Friday, January 27, 2017

First Post of The Year

The last several months have been hell on earth in my life. I have made progress in coping with everything.

Anxiety level dropped yesterday when I found out the cysts in my breasts are just that and not cancer 🙌. The thought of cancer had me shaking and anxious for the last 4 months.

Money 💰is still an issue since my hearing for disability isn't for at least another 6 months. The process is long and dragged out but I understand. I know many people that have tried to get it and are able to work. The process saves tax payers money and keeps lazy people off of it. There it is the word 'lazy'. The last few months I have been called that for not working. HA! If I could work I would. There are days I wish my illnesses away just so I can get a paycheck I earned. Yes, that's right, I want to work. Doctors tell me it's not possible. My legs keep swelling, my arthritis is in more joints than before, my anger & rage is not always under control & my anxiety around people is worse. The pain of it every day gets worse but I manage. I could work, my opinion, not the doctors. If I even try to get a job it's blocked by several of my doctors. Then you have the people that say 'why didn't you fight it before now?' Well, I didn't have enough wrong with me to fight with appeals and that would have made it impossible to apply for disability until 2019.
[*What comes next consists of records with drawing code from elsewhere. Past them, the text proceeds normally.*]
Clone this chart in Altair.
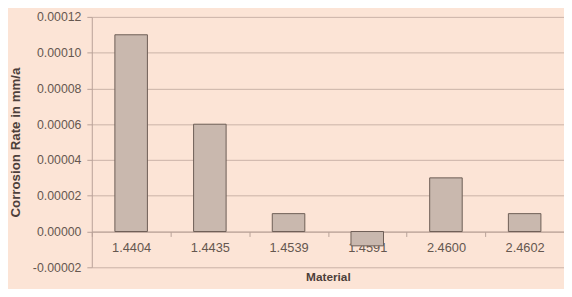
import altair as alt
import pandas as pd

materials = ["1.4404", "1.4435", "1.4539", "1.4591", "2.4600", "2.4602"]
rates = [0.00011, 0.00006, 0.00001, -0.000008, 0.00003, 0.00001]

df = pd.DataFrame({"Material": materials, "Rate": rates})

H = 254
zero_offset = H * 0.00002 / 0.00014

bars = alt.Chart(df).mark_bar(
    size=33, color="#c9b8ae", stroke="#6d5d55", strokeWidth=1
).encode(
    x=alt.X("Material:N", sort=materials,
            scale=alt.Scale(paddingInner=0, paddingOuter=0),
            axis=alt.Axis(title="Material", orient="bottom", offset=-zero_offset,
                          labelAngle=0, tickBand="extent", tickSize=5,
                          tickColor="#b8a298", domainColor="#b8a298",
                          labelPadding=5, labelFontSize=13, labelColor="#65574f",
                          labelFont="Liberation Sans",
                          titleFont="Liberation Sans", titleFontSize=12,
                          titleFontWeight="bold", titleColor="#4d3f3a",
                          titleY=53, titleBaseline="bottom", grid=False)),
    y=alt.Y("Rate:Q",
            scale=alt.Scale(domain=[-0.00002, 0.00012], nice=False, zero=False),
            axis=alt.Axis(title="Corrosion Rate in mm/a", format=".5f",
                          labelExpr="replace(datum.label, '\u2212', '-')",
                          values=[-0.00002, 0.0, 0.00002, 0.00004, 0.00006,
                                  0.00008, 0.0001, 0.00012],
                          tickSize=5, tickColor="#b8a298", domainColor="#b8a298",
                          labelPadding=6, labelFontSize=12.5, labelColor="#65574f",
                          labelFont="Liberation Sans",
                          gridColor="#c9b2a7", gridWidth=1,
                          titleFont="Liberation Sans", titleFontSize=13.5,
                          titleFontWeight="bold", titleColor="#4d3f3a",
                          titleX=-77, titleBaseline="middle")),
)

chart = bars.properties(
    width=479, height=H,
    autosize=alt.AutoSizeParams(type="none"),
    padding={"left": 85, "top": 7, "right": 0, "bottom": 20},
    background="#fce4d6",
).configure_view(stroke=None)

chart.save("out.html", embed_options={"renderer": "svg", "actions": False})
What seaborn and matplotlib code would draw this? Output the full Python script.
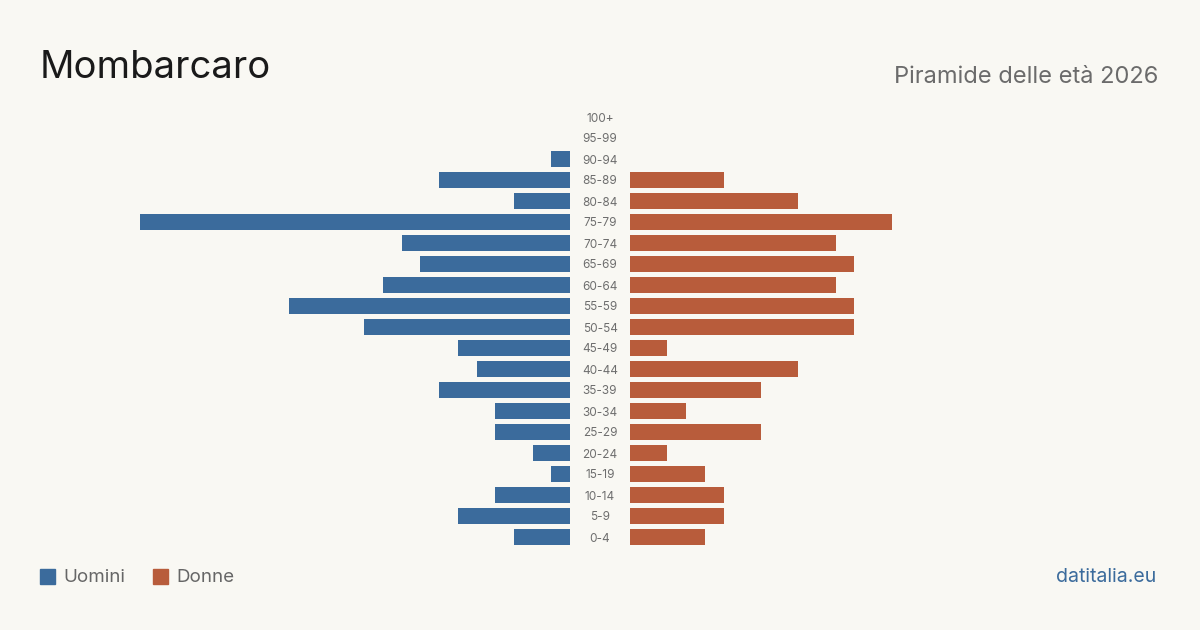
import pandas as pd
import matplotlib.pyplot as plt
import seaborn as sns
from matplotlib.patches import Rectangle

ages = ["100+", "95-99", "90-94", "85-89", "80-84", "75-79", "70-74", "65-69",
        "60-64", "55-59", "50-54", "45-49", "40-44", "35-39", "30-34", "25-29",
        "20-24", "15-19", "10-14", "5-9", "0-4"]
uomini = [0, 0, 1, 7, 3, 23, 9, 8, 10, 15, 11, 6, 5, 7, 4, 4, 2, 1, 4, 6, 3]
donne = [0, 0, 0, 5, 9, 14, 11, 12, 11, 12, 12, 2, 9, 7, 3, 7, 2, 4, 5, 5, 4]

df = pd.DataFrame({"Eta": ages, "Uomini": uomini, "Donne": donne})

bg = "#f9f8f3"
blue = "#3b6b9c"
red = "#b85c3b"

sns.set_theme(style="white")
plt.rcParams["font.family"] = ["Inter", "DejaVu Sans"]

fig = plt.figure(figsize=(12, 6.3), dpi=100, facecolor=bg)
W, H = 1200, 630
xmax = 470 / 18.7
bottom = (H - 547.5) / H
height = 441 / H

ax_l = fig.add_axes([100 / W, bottom, 470 / W, height])
ax_r = fig.add_axes([630 / W, bottom, 470 / W, height])

sns.barplot(data=df, x="Uomini", y="Eta", color=blue, width=0.8, ax=ax_l,
            saturation=1, linewidth=0)
sns.barplot(data=df, x="Donne", y="Eta", color=red, width=0.8, ax=ax_r,
            saturation=1, linewidth=0)

ax_l.set_xlim(xmax, 0)
ax_r.set_xlim(0, xmax)
for ax in (ax_l, ax_r):
    ax.set_facecolor("none")
    ax.set_xlabel("")
    ax.set_ylabel("")
    ax.set_xticks([])
    sns.despine(ax=ax, left=True, bottom=True)
ax_l.set_yticks([])
ax_r.tick_params(axis="y", length=0, pad=21.6, labelsize=8.5, labelcolor="#6e6e6e")
for t in ax_r.get_yticklabels():
    t.set_horizontalalignment("center")

fig.text(40 / W, 1 - 68 / H, "Mombarcaro", fontsize=27.5, color="#1a1a1a",
         va="center", ha="left")
fig.text(1158 / W, 1 - 77 / H, "Piramide delle età 2026", fontsize=17,
         color="#6b6b6b", va="center", ha="right")
fig.text(1156 / W, 1 - 577 / H, "datitalia.eu", fontsize=14, color=blue,
         va="center", ha="right")

# legenda
for x0, col, lab in [(40, blue, "Uomini"), (153, red, "Donne")]:
    fig.patches.append(Rectangle((x0 / W, 1 - 584 / H), 15 / W, 15 / H,
                                 transform=fig.transFigure, color=col))
    fig.text((x0 + 23) / W, 1 - 578 / H, lab, fontsize=13.5, color="#666666",
             va="center", ha="left")

fig.savefig("out.png", dpi=100, facecolor=bg)
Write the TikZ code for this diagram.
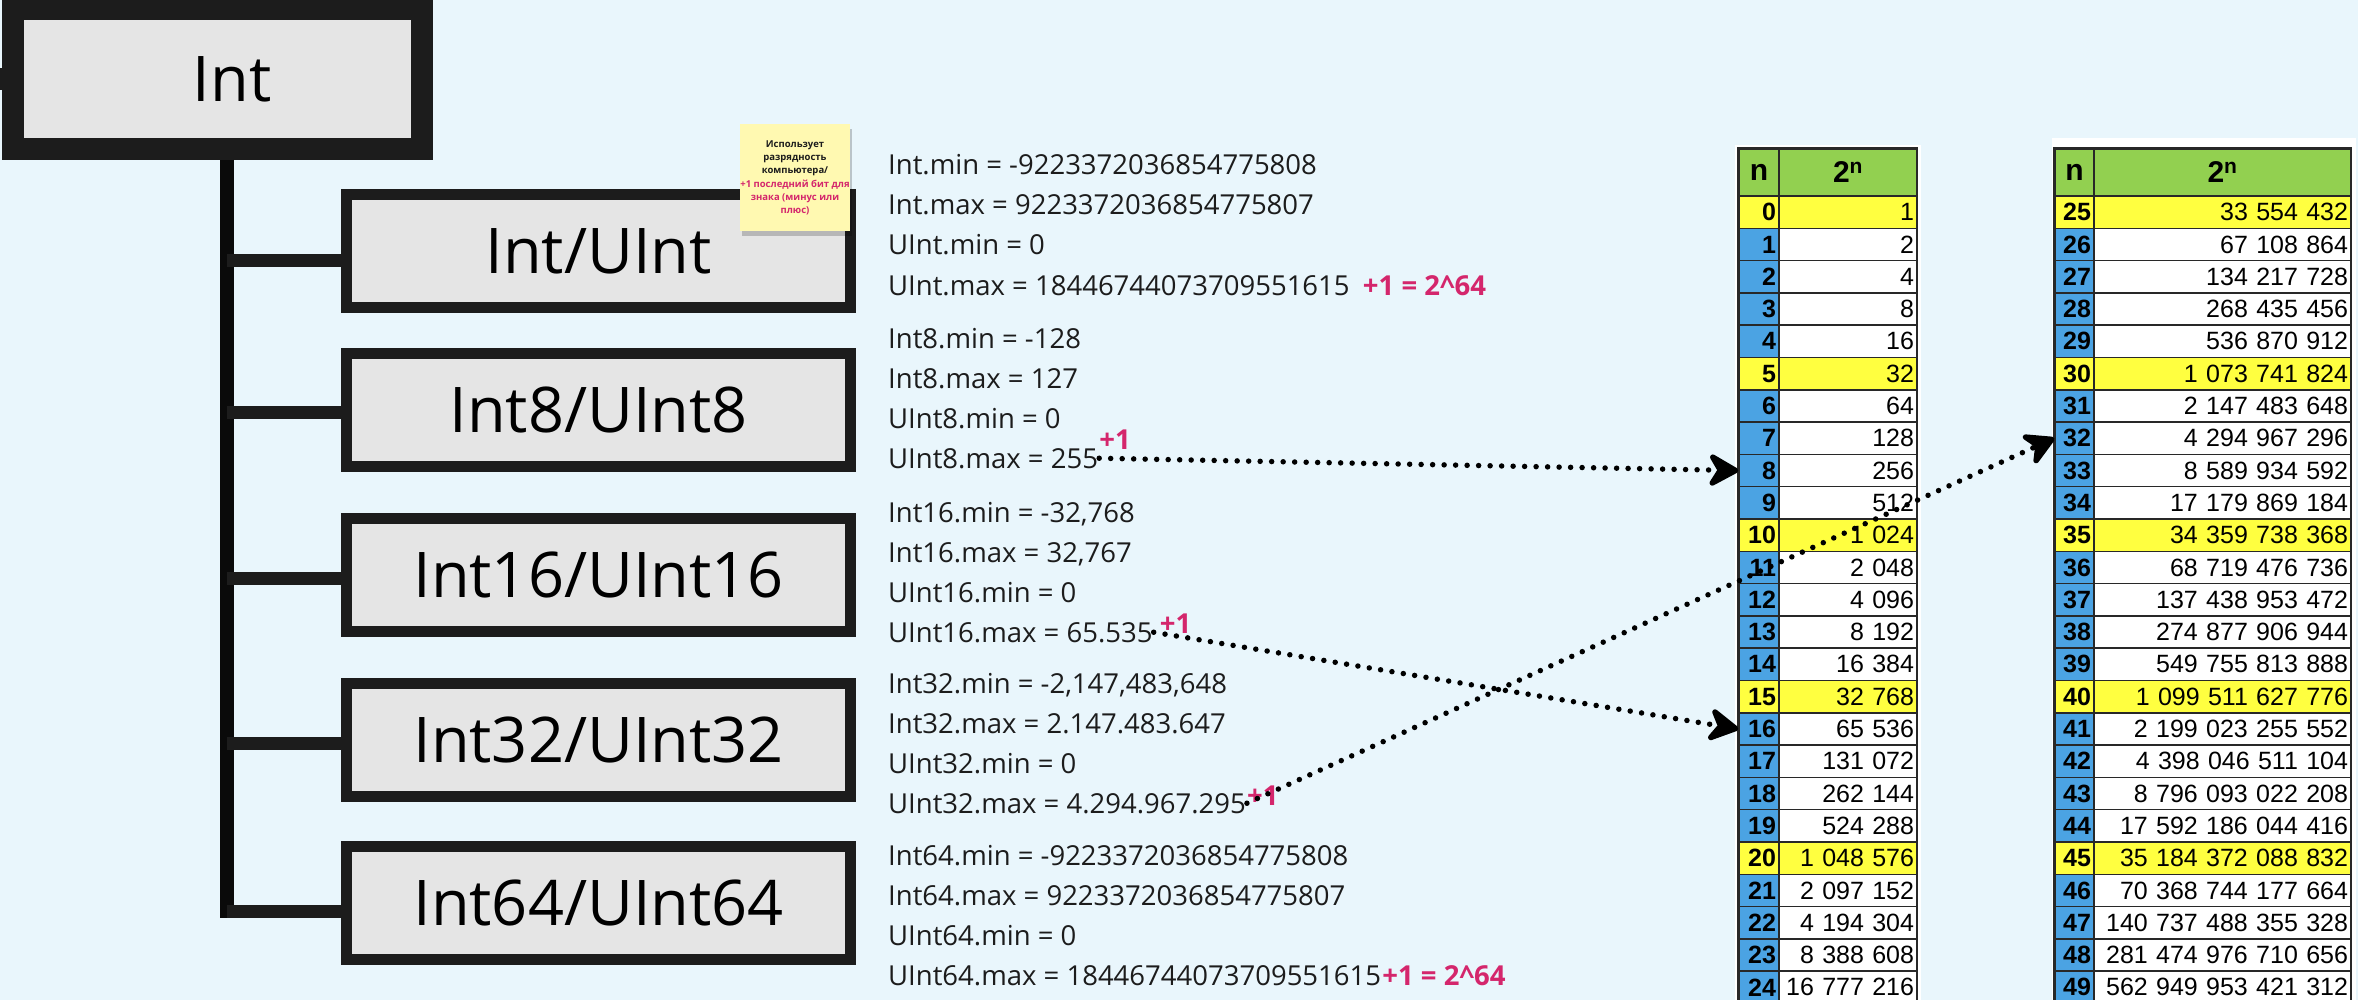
\documentclass[tikz,border=0pt]{standalone}
\usepackage{fontspec}
\setmainfont{Open Sans}
\newfontfamily\tabfont{Liberation Sans}
\usetikzlibrary{arrows.meta,calc,shadows}

\definecolor{bgc}{RGB}{233,246,252}
\definecolor{boxfill}{RGB}{229,229,229}
\definecolor{boxline}{RGB}{28,28,28}
\definecolor{plus}{RGB}{212,38,108}
\definecolor{note}{RGB}{255,249,177}
\definecolor{hgreen}{RGB}{146,208,80}
\definecolor{nblue}{RGB}{75,163,227}
\definecolor{ylw}{RGB}{255,255,64}
\definecolor{tabline}{RGB}{40,40,40}

\begin{document}
\begin{tikzpicture}[x=1pt,y=-1pt,
  root/.style={draw=boxline,fill=boxfill,line width=22pt,minimum width=409pt,
    minimum height=140pt,inner sep=0pt,font=\fontsize{63}{70}\selectfont},
  kind/.style={draw=boxline,fill=boxfill,line width=11pt,minimum width=504pt,
    minimum height=113pt,inner sep=0pt,font=\fontsize{63}{70}\selectfont},
  trunk/.style={draw=black!96,line width=14pt},
  branch/.style={draw=boxline,line width=13pt},
  vals/.style={anchor=base west,inner sep=1pt,text=boxline,font=\fontsize{27.5}{32}\selectfont},
  plusone/.style={anchor=base west,inner sep=0pt,text=plus,font=\bfseries\fontsize{27.5}{32}\selectfont},
  sticky/.style={fill=note,minimum width=106pt,minimum height=107pt,align=center,
    inner sep=0pt,font=\bfseries\fontsize{9.5}{13.3}\selectfont,
    drop shadow={shadow xshift=2pt,shadow yshift=-5pt,opacity=.2,fill=black}},
  hcell/.style={draw=tabline,fill=hgreen,line width=1.5pt,minimum height=47pt,
    inner sep=0pt,font=\tabfont\bfseries\fontsize{30}{34}\selectfont},
  ncol/.style={draw=tabline,line width=1.5pt,minimum height=32.3pt,inner xsep=3pt,
    inner ysep=0pt,align=right,font=\tabfont\bfseries\fontsize{25}{30}\selectfont},
  vcol/.style={draw=tabline,line width=1.5pt,minimum height=32.3pt,inner xsep=3pt,
    inner ysep=0pt,align=right,font=\tabfont\fontsize{25}{30}\selectfont},
  carry/.style={line width=5.5pt,dash pattern=on 0pt off 11.5pt,line cap=round,
    -{Stealth[length=36pt,width=40pt,inset=12pt,round]}}]

  \useasboundingbox (0,0) rectangle (2358,1000);
  \fill[bgc] (0,0) rectangle (2358,1000);

  % tree
  \node[root] (int) at (217.5,79) {\hspace*{29pt}Int};
  \draw[boxline,line width=22pt] (int.west) -- ++(-10,0);
  \node[kind] (u) at (598.5,251) {Int/UInt};
  \node[kind] (u8) at (598.5,409.5) {Int8/UInt8};
  \node[kind] (u16) at (598.5,574.5) {Int16/UInt16};
  \node[kind] (u32) at (598.5,739.5) {Int32/UInt32};
  \node[kind] (u64) at (598.5,902.5) {Int64/UInt64};
  \coordinate (tb) at (227,918);
  \draw[trunk] (int.south -| tb) -- (tb);
  \foreach \b/\dy in {u/9.5,u8/2.5,u16/3.5,u32/3.5,u64/8.5}
    \draw[branch] ($(tb |- \b.west)+(0,\dy)$) -- ($(\b.west)+(0,\dy)$);

  \node[sticky] (memo) at (795,178) {\textcolor{boxline}{Использует}\\
    \textcolor{boxline}{разрядность}\\\textcolor{boxline}{компьютера/}\\
    \textcolor{plus}{+1 последний бит для}\\\textcolor{plus}{знака (минус или}\\
    \textcolor{plus}{плюс)}};

  % ranges
  \node[vals] (imin) at (887,175) {Int.min = -9223372036854775808};
  \node[vals] (imax) at (887,215) {Int.max = 9223372036854775807};
  \node[vals] (umin) at (887,255) {UInt.min = 0};
  \node[vals] (umax) at (887,295) {UInt.max = 18446744073709551615};
  \node[plusone] (p0) at ([xshift=12pt]umax.base east) {+1 = 2\textasciicircum64};

  \node[vals] (i8min) at (887,348) {Int8.min = -128};
  \node[vals] (i8max) at (887,388) {Int8.max = 127};
  \node[vals] (u8min) at (887,428) {UInt8.min = 0};
  \node[vals] (u8max) at (887,468) {UInt8.max = 255};
  \node[plusone] (p8) at ([yshift=19pt]u8max.base east) {+1};

  \node[vals] (i16min) at (887,522) {Int16.min = -32,768};
  \node[vals] (i16max) at (887,562) {Int16.max = 32,767};
  \node[vals] (u16min) at (887,602) {UInt16.min = 0};
  \node[vals] (u16max) at (887,642) {UInt16.max = 65.535};
  \node[plusone] (p16) at ([shift={(6pt,9pt)}]u16max.base east) {+1};

  \node[vals] (i32min) at (887,693) {Int32.min = -2,147,483,648};
  \node[vals] (i32max) at (887,733) {Int32.max = 2.147.483.647};
  \node[vals] (u32min) at (887,773) {UInt32.min = 0};
  \node[vals] (u32max) at (887,813) {UInt32.max = 4.294.967.295};
  \node[plusone] (p32) at ([yshift=8pt]u32max.base east) {+1};

  \node[vals] (i64min) at (887,865) {Int64.min = -9223372036854775808};
  \node[vals] (i64max) at (887,905) {Int64.max = 9223372036854775807};
  \node[vals] (u64min) at (887,945) {UInt64.min = 0};
  \node[vals] (u64max) at (887,985) {UInt64.max = 18446744073709551615};
  \node[plusone] (p64) at (u64max.base east) {+1 = 2\textasciicircum64};

  % powers of two
  \fill[white] (1735,145) rectangle (1921,1000);
  \fill[white] (2052,138) rectangle (2356,1000);
  \node[hcell,minimum width=40pt] (hn1) at (1759,172.5) {n};
  \node[hcell,minimum width=138pt] (hp1) at (1848,172.5) {2\textsuperscript{n}};
  \node[hcell,minimum width=39pt] (hn2) at (2074.5,172.5) {n};
  \node[hcell,minimum width=257pt] (hp2) at (2222.5,172.5) {2\textsuperscript{n}};
  \foreach \i/\v in {0/1,1/2,2/4,3/8,4/16,5/32,6/64,7/128,8/256,9/512,10/1 024,
      11/2 048,12/4 096,13/8 192,14/16 384,15/32 768,16/65 536,17/131 072,
      18/262 144,19/524 288,20/1 048 576,21/2 097 152,22/4 194 304,
      23/8 388 608,24/16 777 216} {
    \pgfmathtruncatemacro\r{mod(\i,5)}
    \ifnum\r=0 \def\nc{ylw}\def\vc{ylw}\else\def\nc{nblue}\def\vc{white}\fi
    \node[ncol,fill=\nc,text width=34pt] (n\i) at (1759,{196+32.3*(\i+0.5)}) {\i};
    \node[vcol,fill=\vc,text width=132pt] (v\i) at (1848,{196+32.3*(\i+0.5)}) {\v};
  }
  \foreach \i/\v in {25/33 554 432,26/67 108 864,27/134 217 728,28/268 435 456,
      29/536 870 912,30/1 073 741 824,31/2 147 483 648,32/4 294 967 296,
      33/8 589 934 592,34/17 179 869 184,35/34 359 738 368,36/68 719 476 736,
      37/137 438 953 472,38/274 877 906 944,39/549 755 813 888,
      40/1 099 511 627 776,41/2 199 023 255 552,42/4 398 046 511 104,
      43/8 796 093 022 208,44/17 592 186 044 416,45/35 184 372 088 832,
      46/70 368 744 177 664,47/140 737 488 355 328,48/281 474 976 710 656,
      49/562 949 953 421 312} {
    \pgfmathtruncatemacro\r{mod(\i,5)}
    \ifnum\r=0 \def\nc{ylw}\def\vc{ylw}\else\def\nc{nblue}\def\vc{white}\fi
    \node[ncol,fill=\nc,text width=33pt] (n\i) at (2074.5,{196+32.3*(\i-24.5)}) {\i};
    \node[vcol,fill=\vc,text width=251pt] (v\i) at (2222.5,{196+32.3*(\i-24.5)}) {\v};
  }
  \draw[tabline,line width=2.5pt] (hn1.north west) rectangle (1917,1010);
  \draw[tabline,line width=2.5pt] (hn2.north west) rectangle (2351,1010);

  % carries
  \draw[carry] (u8max.east) -- (n8.west);
  \draw[carry] (u16max.east) -- (n16.west);
  \draw[carry] (u32max.east) -- (n32.west);

\end{tikzpicture}
\end{document}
Enough of that. My writing has been slow and a chore. Today is the first day since Nov. 20th 2016 that I have been able to write and I can see my skills are a little slacking. I'm going to push myself to write tonight and every day for the next 30 days. I want to write at least 500 words a day. In preparation today I set up my faithful Aeon Timeline 2© for the new story-line and I have many ideas written down in a notebook📒. Scrivener© is set up as well. Now all I need to do is put those notes into a story. Easier said than done. My mind won't focus for long periods of time and the words don't seem to come. I can picture the scenes in my head but the words are lost. Here is what I know:

  • How the species🐺 began
  • First 18 chapters of characters
  • When it starts (2011)
  • Ages of characters (18-20,000+yrs old)
  • What is happening in the first 2 chapters
  • The species' history
  • Laws
  • Hierarchy
What I need to know:

  • Professions of characters
  • Likes & dislikes of characters
  • Ceremonies' process
Once I have that I should be able to write it without many issues. Though my mind keeps jumping back to the previous series I was working on. This new one has no connection to that series and is making it hard.